Records with drawing code:
** start **
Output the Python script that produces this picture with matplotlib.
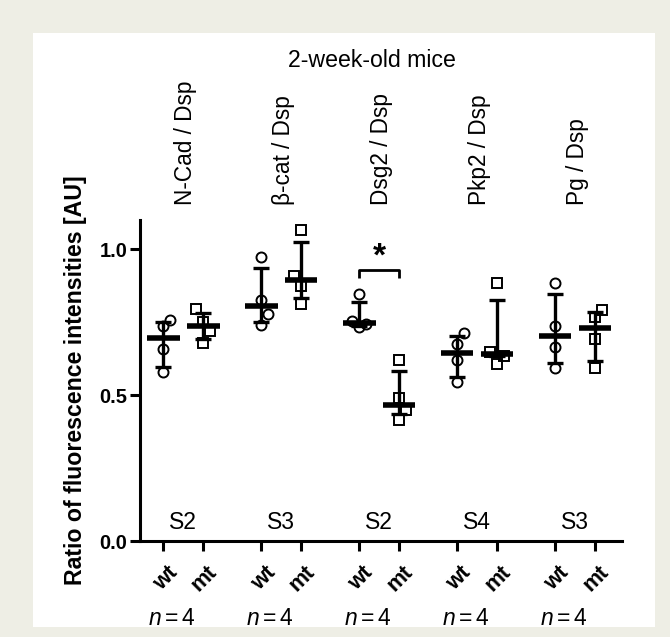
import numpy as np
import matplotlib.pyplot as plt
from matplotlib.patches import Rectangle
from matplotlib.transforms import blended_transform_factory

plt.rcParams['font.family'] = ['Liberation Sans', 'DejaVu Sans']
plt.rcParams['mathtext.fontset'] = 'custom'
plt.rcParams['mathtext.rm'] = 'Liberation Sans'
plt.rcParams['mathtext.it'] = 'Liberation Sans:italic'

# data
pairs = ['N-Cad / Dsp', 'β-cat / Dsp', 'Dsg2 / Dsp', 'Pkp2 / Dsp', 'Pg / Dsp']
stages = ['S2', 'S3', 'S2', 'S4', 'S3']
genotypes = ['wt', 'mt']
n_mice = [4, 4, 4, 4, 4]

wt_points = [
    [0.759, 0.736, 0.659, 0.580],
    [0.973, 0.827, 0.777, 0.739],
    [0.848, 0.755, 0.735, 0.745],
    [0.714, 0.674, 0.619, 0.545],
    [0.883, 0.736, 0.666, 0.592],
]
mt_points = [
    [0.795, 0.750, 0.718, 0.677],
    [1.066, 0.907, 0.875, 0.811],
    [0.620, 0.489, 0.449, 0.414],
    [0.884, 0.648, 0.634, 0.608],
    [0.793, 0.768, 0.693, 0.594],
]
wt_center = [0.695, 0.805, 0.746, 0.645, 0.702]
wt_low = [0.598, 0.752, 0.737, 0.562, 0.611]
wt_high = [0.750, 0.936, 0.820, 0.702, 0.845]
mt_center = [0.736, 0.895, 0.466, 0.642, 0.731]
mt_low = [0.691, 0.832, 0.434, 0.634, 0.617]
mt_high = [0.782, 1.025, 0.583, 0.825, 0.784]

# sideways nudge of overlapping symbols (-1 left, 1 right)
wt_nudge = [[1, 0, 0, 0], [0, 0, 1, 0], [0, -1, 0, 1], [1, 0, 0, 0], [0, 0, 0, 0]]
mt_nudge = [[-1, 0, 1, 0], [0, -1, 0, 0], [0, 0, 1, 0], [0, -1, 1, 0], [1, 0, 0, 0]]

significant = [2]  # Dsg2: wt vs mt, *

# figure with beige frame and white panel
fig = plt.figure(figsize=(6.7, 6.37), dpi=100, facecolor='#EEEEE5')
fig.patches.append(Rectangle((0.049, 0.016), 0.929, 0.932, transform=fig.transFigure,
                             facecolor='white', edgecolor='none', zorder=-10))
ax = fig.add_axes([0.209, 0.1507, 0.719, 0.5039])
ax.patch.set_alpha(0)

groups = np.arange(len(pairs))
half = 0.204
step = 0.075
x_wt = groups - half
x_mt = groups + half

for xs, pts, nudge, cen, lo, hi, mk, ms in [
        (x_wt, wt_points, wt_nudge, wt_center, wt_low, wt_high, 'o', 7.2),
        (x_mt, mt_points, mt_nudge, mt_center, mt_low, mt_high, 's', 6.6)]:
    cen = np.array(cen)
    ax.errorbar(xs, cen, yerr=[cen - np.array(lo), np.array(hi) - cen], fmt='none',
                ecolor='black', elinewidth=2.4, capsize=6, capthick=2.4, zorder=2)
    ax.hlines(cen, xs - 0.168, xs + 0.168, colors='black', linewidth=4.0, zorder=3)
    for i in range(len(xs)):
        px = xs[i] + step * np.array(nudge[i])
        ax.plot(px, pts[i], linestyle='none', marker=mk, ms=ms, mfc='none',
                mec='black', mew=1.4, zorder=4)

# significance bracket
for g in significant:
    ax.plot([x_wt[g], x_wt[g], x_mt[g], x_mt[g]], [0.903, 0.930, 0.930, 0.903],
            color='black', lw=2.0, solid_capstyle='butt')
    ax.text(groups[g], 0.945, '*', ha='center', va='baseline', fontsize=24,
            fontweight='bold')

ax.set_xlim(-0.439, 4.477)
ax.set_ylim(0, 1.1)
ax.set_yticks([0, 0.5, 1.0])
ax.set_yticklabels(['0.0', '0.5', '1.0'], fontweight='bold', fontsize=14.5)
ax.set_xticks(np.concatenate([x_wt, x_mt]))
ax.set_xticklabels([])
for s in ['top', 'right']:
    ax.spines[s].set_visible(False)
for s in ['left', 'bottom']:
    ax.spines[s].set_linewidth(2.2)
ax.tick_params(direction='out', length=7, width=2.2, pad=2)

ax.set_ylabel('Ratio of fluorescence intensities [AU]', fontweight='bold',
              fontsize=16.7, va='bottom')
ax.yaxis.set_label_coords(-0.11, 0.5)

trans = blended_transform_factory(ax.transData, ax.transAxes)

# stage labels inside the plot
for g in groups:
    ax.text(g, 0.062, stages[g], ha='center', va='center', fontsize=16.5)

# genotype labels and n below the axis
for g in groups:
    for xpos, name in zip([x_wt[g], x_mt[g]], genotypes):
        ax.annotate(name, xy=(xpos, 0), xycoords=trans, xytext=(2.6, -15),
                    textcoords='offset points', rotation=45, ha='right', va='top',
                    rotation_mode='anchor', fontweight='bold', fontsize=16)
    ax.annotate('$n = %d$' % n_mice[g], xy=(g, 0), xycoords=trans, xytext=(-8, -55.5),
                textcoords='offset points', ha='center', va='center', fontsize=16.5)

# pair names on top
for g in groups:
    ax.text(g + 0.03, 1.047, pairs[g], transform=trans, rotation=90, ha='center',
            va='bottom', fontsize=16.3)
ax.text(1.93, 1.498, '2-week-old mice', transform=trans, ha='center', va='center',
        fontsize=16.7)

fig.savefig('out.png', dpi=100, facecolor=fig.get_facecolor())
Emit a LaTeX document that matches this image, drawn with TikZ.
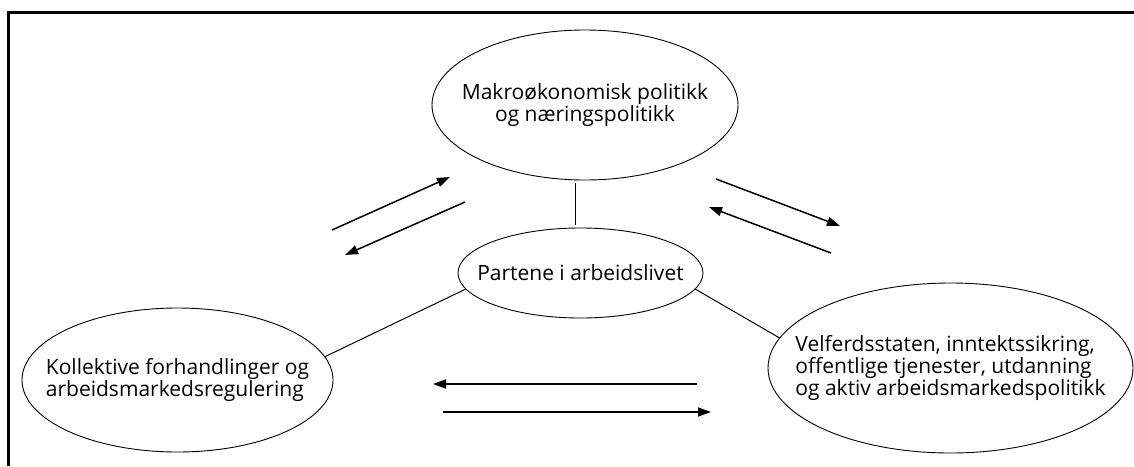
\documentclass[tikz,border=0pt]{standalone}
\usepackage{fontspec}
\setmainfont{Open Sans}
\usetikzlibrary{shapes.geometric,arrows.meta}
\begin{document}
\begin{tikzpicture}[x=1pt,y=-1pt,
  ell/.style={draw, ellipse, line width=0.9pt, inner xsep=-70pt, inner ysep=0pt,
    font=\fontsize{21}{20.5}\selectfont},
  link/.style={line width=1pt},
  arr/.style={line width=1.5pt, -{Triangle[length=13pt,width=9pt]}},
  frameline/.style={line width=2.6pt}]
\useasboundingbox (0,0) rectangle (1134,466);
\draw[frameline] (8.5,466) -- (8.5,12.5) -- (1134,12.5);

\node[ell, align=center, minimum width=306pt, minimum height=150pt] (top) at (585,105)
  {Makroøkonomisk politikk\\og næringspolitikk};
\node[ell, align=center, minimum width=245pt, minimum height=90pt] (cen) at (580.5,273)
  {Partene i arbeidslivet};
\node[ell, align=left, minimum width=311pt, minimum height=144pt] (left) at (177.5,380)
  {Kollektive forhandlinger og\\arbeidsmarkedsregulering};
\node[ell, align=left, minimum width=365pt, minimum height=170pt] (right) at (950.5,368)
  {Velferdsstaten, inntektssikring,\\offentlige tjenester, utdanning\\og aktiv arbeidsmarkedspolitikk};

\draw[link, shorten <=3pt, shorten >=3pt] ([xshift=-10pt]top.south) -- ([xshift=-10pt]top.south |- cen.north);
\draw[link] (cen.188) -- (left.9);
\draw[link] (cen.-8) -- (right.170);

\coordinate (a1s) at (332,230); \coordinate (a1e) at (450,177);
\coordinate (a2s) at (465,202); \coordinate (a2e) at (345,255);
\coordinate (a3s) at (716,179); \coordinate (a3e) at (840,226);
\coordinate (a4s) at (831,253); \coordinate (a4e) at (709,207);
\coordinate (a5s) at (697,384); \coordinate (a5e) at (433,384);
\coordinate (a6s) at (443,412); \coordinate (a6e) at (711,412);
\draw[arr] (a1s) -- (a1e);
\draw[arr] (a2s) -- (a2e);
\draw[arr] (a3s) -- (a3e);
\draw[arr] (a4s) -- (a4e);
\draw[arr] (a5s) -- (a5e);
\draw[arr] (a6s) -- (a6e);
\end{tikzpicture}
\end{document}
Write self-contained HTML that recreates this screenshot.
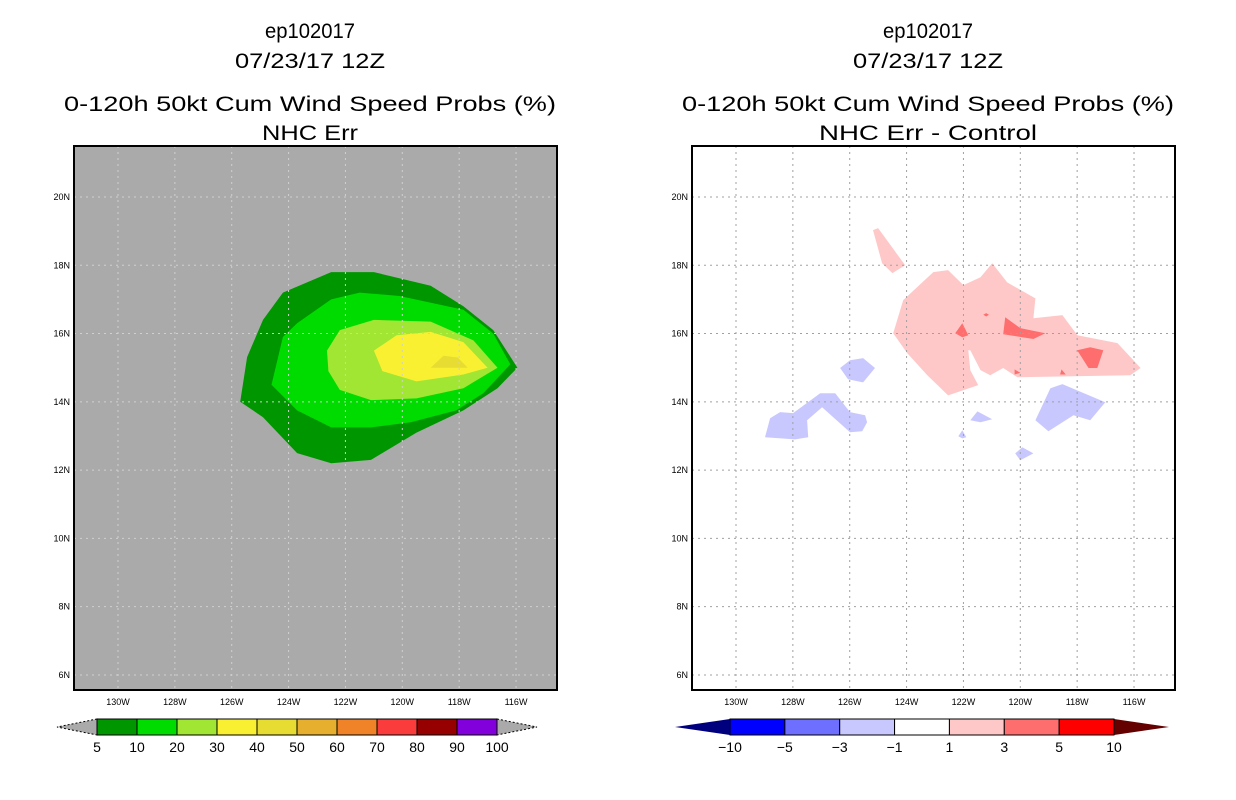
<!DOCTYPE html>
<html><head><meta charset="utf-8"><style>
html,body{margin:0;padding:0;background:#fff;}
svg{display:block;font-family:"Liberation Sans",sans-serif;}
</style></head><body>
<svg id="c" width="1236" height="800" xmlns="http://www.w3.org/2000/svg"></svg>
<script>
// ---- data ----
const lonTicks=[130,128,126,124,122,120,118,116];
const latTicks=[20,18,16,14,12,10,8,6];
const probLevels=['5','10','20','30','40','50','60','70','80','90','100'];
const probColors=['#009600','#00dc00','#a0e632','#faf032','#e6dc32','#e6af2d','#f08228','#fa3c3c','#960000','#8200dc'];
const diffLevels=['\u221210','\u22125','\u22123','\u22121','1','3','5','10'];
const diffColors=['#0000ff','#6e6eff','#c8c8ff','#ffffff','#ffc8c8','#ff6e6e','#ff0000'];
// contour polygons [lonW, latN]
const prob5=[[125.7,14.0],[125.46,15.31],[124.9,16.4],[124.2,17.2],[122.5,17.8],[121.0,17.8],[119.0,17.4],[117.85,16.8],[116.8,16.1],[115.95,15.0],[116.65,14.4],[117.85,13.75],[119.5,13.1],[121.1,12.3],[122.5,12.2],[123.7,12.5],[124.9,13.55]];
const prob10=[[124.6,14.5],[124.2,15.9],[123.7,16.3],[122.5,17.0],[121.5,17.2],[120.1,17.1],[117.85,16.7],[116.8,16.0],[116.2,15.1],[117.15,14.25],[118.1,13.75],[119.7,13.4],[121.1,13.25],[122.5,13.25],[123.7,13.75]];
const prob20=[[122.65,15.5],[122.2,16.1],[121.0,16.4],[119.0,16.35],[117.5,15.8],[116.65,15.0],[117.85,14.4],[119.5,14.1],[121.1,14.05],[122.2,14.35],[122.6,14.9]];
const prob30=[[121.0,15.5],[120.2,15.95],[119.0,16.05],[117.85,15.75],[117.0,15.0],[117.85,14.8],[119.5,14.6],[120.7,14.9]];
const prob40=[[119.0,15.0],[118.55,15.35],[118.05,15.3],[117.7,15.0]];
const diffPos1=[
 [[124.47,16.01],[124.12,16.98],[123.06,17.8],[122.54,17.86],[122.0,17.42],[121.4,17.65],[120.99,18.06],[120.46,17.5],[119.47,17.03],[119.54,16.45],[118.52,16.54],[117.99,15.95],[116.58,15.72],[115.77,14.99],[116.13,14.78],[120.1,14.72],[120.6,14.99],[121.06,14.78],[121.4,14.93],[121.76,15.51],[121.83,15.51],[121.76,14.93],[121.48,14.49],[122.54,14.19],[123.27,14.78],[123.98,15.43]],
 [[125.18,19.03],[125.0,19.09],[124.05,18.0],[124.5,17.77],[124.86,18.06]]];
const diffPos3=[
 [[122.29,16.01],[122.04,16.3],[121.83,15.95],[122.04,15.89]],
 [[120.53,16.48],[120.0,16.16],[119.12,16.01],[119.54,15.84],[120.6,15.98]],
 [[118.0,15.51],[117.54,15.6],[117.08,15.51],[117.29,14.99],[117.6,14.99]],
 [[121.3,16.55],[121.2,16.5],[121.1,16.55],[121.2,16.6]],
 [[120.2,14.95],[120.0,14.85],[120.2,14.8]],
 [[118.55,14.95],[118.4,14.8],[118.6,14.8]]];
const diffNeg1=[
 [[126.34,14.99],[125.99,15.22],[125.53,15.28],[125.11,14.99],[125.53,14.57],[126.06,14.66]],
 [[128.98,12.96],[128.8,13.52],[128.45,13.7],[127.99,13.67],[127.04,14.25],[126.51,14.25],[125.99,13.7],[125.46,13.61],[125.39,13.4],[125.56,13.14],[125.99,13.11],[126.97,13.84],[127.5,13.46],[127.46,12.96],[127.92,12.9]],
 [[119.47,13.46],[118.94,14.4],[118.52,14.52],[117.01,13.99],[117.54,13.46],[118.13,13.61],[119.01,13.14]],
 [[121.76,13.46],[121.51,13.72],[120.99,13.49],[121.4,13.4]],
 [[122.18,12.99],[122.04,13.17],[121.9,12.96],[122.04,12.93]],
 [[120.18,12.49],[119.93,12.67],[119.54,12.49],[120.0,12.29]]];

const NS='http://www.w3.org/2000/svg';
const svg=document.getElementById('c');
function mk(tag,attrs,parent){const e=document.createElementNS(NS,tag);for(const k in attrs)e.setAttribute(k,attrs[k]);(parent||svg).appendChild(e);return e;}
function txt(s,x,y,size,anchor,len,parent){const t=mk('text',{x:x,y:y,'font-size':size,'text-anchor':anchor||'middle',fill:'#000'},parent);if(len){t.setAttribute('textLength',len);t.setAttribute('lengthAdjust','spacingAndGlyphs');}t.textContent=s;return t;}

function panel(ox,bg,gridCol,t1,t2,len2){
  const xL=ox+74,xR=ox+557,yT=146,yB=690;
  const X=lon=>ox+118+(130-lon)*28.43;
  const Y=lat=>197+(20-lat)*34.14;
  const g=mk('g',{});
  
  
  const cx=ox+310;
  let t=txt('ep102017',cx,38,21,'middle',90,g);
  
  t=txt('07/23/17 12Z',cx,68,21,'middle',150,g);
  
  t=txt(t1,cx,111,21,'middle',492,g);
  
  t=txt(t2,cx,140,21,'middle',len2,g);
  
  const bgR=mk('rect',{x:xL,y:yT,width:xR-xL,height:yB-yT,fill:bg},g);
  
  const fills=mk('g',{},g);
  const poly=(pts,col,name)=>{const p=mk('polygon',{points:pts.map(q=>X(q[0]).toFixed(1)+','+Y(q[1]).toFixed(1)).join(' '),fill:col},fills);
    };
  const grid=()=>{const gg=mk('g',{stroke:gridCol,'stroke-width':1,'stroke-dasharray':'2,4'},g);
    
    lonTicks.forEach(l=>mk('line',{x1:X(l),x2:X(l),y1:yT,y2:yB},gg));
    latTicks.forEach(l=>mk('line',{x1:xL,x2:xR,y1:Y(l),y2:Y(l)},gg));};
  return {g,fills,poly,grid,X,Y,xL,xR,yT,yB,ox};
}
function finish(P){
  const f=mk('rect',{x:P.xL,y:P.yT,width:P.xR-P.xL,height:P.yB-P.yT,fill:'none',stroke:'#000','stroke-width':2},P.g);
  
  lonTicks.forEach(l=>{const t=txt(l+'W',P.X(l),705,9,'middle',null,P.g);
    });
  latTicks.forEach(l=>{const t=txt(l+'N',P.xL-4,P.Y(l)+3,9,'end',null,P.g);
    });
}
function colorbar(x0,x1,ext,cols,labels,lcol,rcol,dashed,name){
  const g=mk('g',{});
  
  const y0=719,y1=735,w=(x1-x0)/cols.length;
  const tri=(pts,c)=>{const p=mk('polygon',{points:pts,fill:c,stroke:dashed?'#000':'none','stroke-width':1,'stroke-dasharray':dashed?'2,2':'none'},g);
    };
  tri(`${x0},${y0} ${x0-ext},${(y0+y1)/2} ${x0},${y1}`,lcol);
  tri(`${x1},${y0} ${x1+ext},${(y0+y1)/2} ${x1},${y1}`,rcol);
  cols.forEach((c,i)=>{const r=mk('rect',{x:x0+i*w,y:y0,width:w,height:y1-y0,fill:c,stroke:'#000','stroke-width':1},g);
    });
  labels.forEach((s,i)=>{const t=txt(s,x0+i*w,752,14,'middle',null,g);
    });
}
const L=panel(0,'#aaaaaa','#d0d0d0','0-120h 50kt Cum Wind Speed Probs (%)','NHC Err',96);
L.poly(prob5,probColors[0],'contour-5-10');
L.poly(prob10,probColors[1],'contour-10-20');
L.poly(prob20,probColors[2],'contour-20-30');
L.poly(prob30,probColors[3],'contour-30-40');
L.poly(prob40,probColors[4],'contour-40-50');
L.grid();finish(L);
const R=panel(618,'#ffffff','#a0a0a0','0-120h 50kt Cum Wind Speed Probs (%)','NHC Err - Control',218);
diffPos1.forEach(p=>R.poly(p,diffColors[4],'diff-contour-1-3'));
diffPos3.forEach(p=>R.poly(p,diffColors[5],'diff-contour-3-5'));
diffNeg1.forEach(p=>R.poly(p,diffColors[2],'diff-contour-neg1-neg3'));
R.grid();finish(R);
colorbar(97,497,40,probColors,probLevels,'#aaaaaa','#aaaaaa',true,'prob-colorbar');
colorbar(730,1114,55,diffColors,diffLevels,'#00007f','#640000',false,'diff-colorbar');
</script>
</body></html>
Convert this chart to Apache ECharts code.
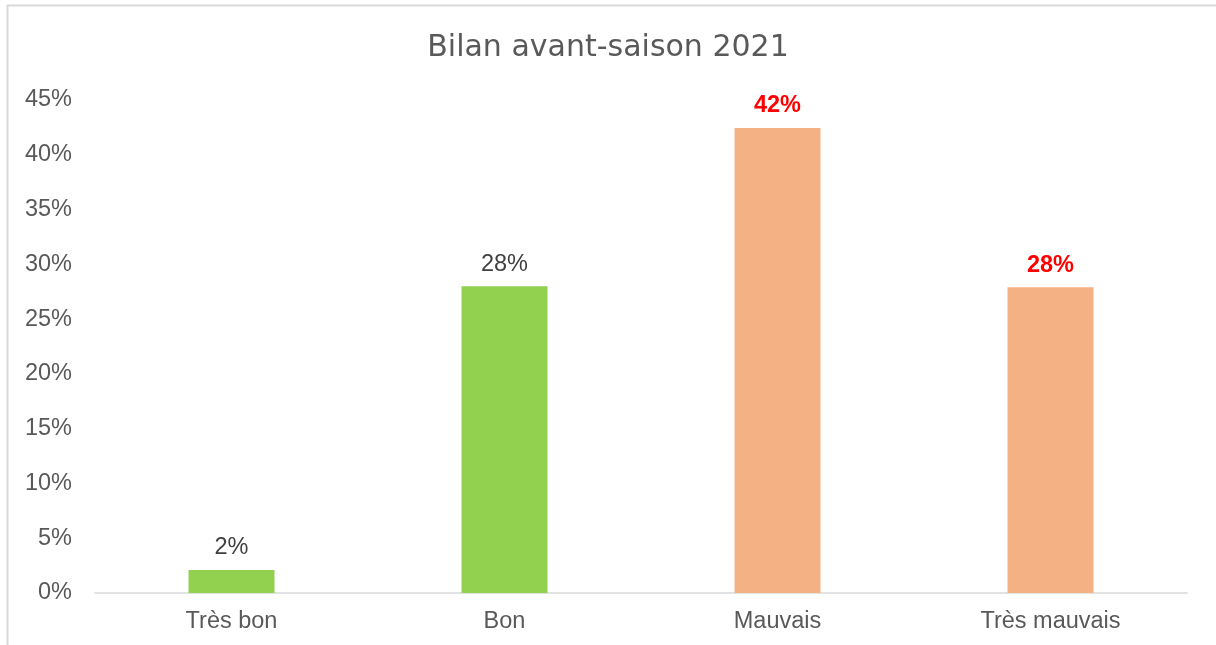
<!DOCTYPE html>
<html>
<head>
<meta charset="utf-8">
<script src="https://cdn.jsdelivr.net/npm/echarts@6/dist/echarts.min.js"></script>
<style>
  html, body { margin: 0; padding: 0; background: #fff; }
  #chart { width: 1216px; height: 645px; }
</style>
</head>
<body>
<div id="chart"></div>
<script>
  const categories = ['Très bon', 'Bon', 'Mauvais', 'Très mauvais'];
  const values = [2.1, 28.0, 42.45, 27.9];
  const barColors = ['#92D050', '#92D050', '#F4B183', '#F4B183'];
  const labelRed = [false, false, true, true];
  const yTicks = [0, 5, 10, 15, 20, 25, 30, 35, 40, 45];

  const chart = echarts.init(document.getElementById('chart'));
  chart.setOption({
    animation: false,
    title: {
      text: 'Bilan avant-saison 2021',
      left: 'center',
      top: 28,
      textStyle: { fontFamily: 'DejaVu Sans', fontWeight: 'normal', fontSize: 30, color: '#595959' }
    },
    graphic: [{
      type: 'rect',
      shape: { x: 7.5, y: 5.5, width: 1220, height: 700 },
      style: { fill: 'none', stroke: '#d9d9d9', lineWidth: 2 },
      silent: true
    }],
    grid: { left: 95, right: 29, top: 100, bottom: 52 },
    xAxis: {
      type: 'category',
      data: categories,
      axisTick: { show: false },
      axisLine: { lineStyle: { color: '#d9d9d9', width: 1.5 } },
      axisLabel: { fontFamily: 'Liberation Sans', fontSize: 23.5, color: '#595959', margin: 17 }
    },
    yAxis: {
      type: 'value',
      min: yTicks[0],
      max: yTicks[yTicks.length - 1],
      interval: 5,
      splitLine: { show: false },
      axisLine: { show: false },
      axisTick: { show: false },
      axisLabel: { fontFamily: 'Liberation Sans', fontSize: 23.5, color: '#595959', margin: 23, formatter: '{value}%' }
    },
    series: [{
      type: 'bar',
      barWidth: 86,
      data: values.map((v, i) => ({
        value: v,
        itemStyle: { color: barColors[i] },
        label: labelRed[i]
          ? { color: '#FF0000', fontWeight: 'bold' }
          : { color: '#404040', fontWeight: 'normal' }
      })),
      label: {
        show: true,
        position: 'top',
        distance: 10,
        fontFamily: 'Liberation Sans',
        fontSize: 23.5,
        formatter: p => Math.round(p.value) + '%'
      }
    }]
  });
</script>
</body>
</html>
** end **
» Requirement: Quote, exactly and only, the lines from the first line of the data above through the line containing "x_mt = groups + half". The pictures do not belong in it.

» The response:
Output the Python script that produces this picture with matplotlib.
import numpy as np
import matplotlib.pyplot as plt
from matplotlib.patches import Rectangle
from matplotlib.transforms import blended_transform_factory

plt.rcParams['font.family'] = ['Liberation Sans', 'DejaVu Sans']
plt.rcParams['mathtext.fontset'] = 'custom'
plt.rcParams['mathtext.rm'] = 'Liberation Sans'
plt.rcParams['mathtext.it'] = 'Liberation Sans:italic'

# data
pairs = ['N-Cad / Dsp', 'β-cat / Dsp', 'Dsg2 / Dsp', 'Pkp2 / Dsp', 'Pg / Dsp']
stages = ['S2', 'S3', 'S2', 'S4', 'S3']
genotypes = ['wt', 'mt']
n_mice = [4, 4, 4, 4, 4]

wt_points = [
    [0.759, 0.736, 0.659, 0.580],
    [0.973, 0.827, 0.777, 0.739],
    [0.848, 0.755, 0.735, 0.745],
    [0.714, 0.674, 0.619, 0.545],
    [0.883, 0.736, 0.666, 0.592],
]
mt_points = [
    [0.795, 0.750, 0.718, 0.677],
    [1.066, 0.907, 0.875, 0.811],
    [0.620, 0.489, 0.449, 0.414],
    [0.884, 0.648, 0.634, 0.608],
    [0.793, 0.768, 0.693, 0.594],
]
wt_center = [0.695, 0.805, 0.746, 0.645, 0.702]
wt_low = [0.598, 0.752, 0.737, 0.562, 0.611]
wt_high = [0.750, 0.936, 0.820, 0.702, 0.845]
mt_center = [0.736, 0.895, 0.466, 0.642, 0.731]
mt_low = [0.691, 0.832, 0.434, 0.634, 0.617]
mt_high = [0.782, 1.025, 0.583, 0.825, 0.784]

# sideways nudge of overlapping symbols (-1 left, 1 right)
wt_nudge = [[1, 0, 0, 0], [0, 0, 1, 0], [0, -1, 0, 1], [1, 0, 0, 0], [0, 0, 0, 0]]
mt_nudge = [[-1, 0, 1, 0], [0, -1, 0, 0], [0, 0, 1, 0], [0, -1, 1, 0], [1, 0, 0, 0]]

significant = [2]  # Dsg2: wt vs mt, *

# figure with beige frame and white panel
fig = plt.figure(figsize=(6.7, 6.37), dpi=100, facecolor='#EEEEE5')
fig.patches.append(Rectangle((0.049, 0.016), 0.929, 0.932, transform=fig.transFigure,
                             facecolor='white', edgecolor='none', zorder=-10))
ax = fig.add_axes([0.209, 0.1507, 0.719, 0.5039])
ax.patch.set_alpha(0)

groups = np.arange(len(pairs))
half = 0.204
step = 0.075
x_wt = groups - half
x_mt = groups + half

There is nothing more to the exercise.